But Vons said it has gone those operations one better when it comes to price.

“The food items will be better priced than at the convenience stores,” said Phil Hawkins, director of operations for Vons’ central region. He said the competitive pricing is possible because the added costs of running a store-within-a-store are minimal and because Vons is able to buy goods in volume at lower prices and pass along the savings.

To bolster the point, mailers describing the new Vons concept offer a comparison table showing prices at the Express Store to be lower than those at AM/PM or 7-Eleven on items such as a six-pack of Budweiser, a one-pound can of Folgers coffee, a Colgate toothbrush and a 16-ounce cup of coffee.
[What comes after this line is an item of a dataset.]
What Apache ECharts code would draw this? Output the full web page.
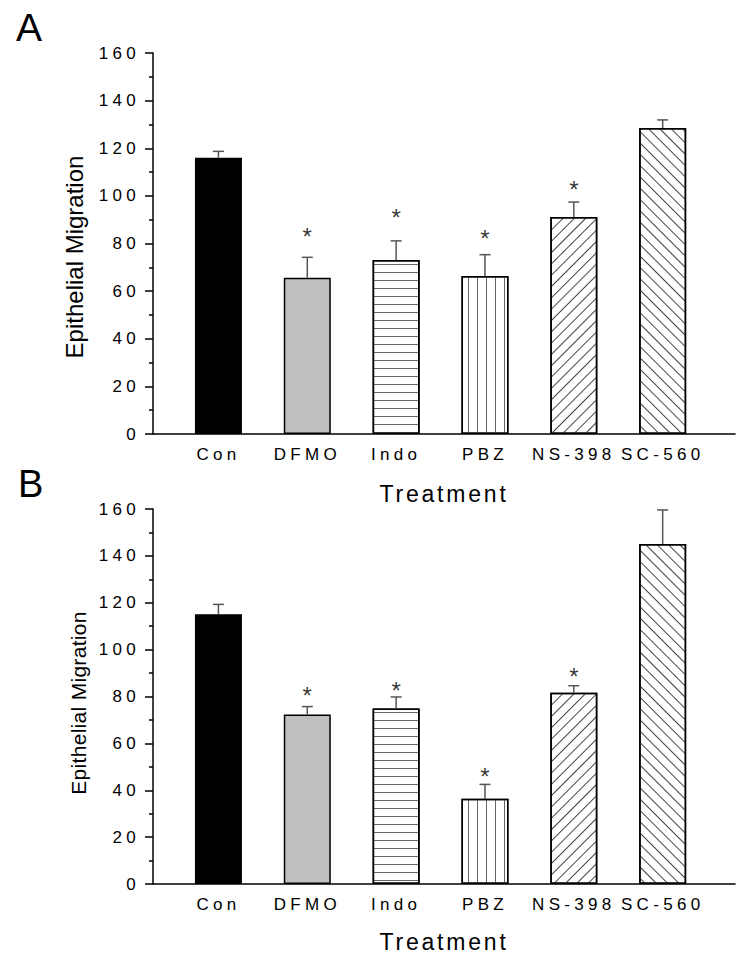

To make room for the small store inside the 18,000-square-foot Redondo Beach location, Vons reduced the amount of space for pet food and canned fruits and vegetables, which have experienced declining sales of late, Hawkins said. “People are more into frozen and fresh foods,” he added.

Hawkins stressed that the program, in development for a year, is only an experiment. Although the company tentatively plans another Express Store in its San Pedro location in about six weeks, rapid expansion is not necessarily in the cards.

“This is a test,” Rosenthal said. “You won’t see 20 of them on the street anytime soon.”

The Vons convenience stores are not expected to spell the end of round-the-clock shopping in the company’s Vons and Pavilions supermarkets, the company said.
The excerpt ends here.